Short task: Do not repeat pictures. Repeat exactly the lines of the listing below from its first line through the line with "from matplotlib.patches import".

Given information:

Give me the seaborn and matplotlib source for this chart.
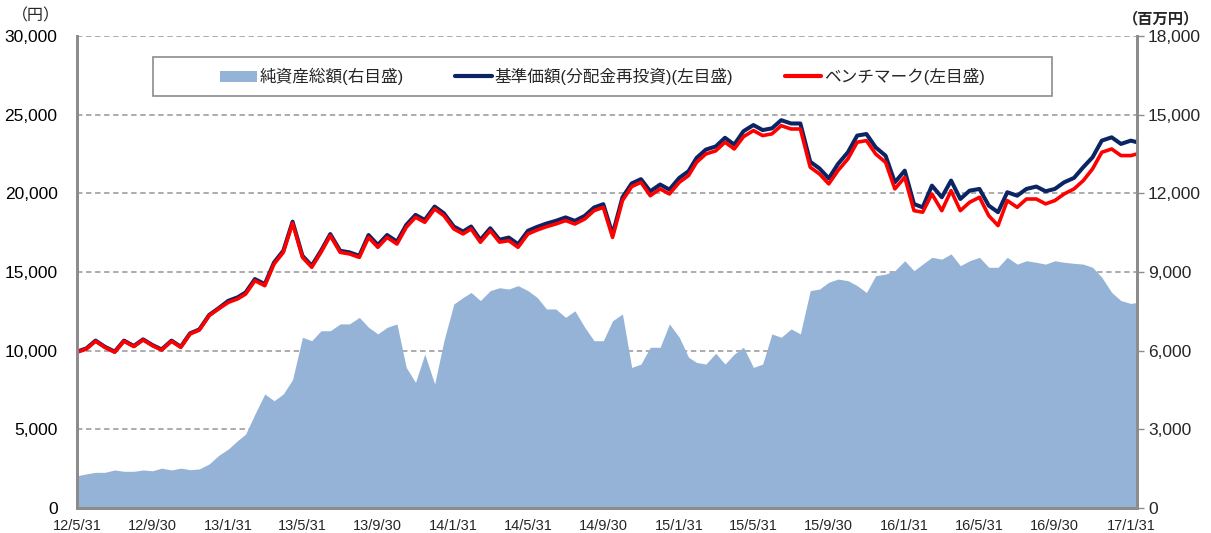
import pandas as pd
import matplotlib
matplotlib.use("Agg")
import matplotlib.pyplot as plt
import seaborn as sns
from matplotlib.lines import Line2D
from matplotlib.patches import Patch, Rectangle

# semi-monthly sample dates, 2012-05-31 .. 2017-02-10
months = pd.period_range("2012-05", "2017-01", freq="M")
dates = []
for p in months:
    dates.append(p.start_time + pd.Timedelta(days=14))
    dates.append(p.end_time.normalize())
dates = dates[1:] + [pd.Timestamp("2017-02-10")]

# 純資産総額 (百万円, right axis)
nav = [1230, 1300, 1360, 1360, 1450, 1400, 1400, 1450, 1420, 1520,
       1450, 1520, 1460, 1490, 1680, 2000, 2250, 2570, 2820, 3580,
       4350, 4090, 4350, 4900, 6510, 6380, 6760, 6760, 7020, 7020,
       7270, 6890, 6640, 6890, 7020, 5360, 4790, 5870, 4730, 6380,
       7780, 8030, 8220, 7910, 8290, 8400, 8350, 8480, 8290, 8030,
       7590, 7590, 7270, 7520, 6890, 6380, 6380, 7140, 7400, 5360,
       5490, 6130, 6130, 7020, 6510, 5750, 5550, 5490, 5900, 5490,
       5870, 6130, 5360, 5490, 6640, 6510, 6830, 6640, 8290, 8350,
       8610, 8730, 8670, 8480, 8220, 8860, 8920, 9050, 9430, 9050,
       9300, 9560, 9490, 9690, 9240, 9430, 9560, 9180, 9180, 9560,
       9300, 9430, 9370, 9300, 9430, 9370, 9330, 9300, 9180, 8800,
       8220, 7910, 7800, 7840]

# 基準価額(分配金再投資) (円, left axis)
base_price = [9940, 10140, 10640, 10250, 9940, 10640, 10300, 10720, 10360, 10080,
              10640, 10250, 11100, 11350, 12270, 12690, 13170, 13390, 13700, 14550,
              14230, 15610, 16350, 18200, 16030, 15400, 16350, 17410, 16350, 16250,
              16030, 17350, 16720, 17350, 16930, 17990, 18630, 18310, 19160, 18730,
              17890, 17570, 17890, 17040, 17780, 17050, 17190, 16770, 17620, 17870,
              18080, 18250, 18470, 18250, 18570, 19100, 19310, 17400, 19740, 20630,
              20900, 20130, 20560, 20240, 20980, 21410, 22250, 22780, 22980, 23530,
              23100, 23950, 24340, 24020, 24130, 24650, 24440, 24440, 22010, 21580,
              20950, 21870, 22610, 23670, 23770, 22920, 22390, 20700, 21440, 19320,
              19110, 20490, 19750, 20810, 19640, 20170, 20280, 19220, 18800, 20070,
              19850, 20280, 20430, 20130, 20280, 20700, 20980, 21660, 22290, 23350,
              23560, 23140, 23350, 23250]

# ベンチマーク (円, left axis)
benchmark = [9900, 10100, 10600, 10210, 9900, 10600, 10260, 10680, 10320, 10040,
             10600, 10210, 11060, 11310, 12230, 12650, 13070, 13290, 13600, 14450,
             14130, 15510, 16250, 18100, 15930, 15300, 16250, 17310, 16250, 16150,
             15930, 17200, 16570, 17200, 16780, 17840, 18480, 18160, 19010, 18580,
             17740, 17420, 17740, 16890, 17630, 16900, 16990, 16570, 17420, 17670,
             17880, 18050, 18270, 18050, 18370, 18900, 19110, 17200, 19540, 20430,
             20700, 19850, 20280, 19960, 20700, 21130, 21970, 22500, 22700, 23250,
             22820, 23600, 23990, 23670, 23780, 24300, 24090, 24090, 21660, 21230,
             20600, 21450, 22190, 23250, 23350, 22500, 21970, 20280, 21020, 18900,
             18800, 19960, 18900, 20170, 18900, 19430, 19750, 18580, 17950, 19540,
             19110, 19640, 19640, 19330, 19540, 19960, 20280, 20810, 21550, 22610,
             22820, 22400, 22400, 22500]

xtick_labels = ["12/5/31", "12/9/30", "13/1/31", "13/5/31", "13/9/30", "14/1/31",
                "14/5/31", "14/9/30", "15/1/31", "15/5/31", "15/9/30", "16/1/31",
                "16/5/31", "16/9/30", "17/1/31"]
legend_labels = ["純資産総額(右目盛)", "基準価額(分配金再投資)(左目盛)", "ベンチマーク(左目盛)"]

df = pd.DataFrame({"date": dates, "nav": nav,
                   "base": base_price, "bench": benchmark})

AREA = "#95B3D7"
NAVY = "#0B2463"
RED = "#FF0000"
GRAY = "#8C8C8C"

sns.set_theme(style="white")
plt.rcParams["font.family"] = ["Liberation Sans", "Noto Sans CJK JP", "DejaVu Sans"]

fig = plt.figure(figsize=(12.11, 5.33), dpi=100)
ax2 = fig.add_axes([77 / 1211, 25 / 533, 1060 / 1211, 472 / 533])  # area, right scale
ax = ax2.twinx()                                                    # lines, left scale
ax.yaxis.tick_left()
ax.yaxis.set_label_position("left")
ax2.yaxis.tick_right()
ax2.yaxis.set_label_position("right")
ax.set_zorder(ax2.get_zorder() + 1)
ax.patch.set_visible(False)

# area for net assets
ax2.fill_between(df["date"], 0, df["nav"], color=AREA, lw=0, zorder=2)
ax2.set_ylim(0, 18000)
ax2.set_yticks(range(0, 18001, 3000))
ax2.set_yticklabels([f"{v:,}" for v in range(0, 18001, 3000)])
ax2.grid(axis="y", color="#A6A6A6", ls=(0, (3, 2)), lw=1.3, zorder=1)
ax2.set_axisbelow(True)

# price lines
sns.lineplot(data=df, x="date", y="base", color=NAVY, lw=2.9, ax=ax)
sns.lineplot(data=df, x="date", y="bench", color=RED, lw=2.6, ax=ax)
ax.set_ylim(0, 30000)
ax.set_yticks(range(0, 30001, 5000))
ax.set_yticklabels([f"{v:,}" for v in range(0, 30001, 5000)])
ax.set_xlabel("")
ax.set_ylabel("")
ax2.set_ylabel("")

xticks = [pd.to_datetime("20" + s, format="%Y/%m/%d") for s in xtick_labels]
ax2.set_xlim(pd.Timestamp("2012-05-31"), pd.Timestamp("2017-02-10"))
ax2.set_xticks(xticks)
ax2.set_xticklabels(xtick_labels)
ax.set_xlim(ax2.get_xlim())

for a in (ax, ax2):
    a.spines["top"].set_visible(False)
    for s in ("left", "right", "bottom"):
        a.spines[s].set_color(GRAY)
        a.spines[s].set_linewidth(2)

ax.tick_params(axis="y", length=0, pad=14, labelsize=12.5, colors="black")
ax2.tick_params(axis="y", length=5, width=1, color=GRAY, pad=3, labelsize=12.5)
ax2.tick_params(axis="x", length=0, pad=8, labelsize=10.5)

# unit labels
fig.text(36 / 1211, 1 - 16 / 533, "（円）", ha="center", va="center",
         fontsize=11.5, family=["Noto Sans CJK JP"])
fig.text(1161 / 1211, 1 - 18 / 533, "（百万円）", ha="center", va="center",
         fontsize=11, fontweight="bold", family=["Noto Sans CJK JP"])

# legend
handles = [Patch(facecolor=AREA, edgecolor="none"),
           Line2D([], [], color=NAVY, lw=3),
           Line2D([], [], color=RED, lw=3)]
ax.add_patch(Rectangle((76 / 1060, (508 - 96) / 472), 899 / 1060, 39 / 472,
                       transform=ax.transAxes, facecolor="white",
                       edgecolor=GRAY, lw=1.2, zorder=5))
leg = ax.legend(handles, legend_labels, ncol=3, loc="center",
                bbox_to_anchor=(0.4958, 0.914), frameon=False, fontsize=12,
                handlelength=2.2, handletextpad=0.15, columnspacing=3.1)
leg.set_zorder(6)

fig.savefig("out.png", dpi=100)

Output of the exercise:
Give me the seaborn and matplotlib source for this chart.
import pandas as pd
import matplotlib
matplotlib.use("Agg")
import matplotlib.pyplot as plt
import seaborn as sns
from matplotlib.lines import Line2D
from matplotlib.patches import Patch, Rectangle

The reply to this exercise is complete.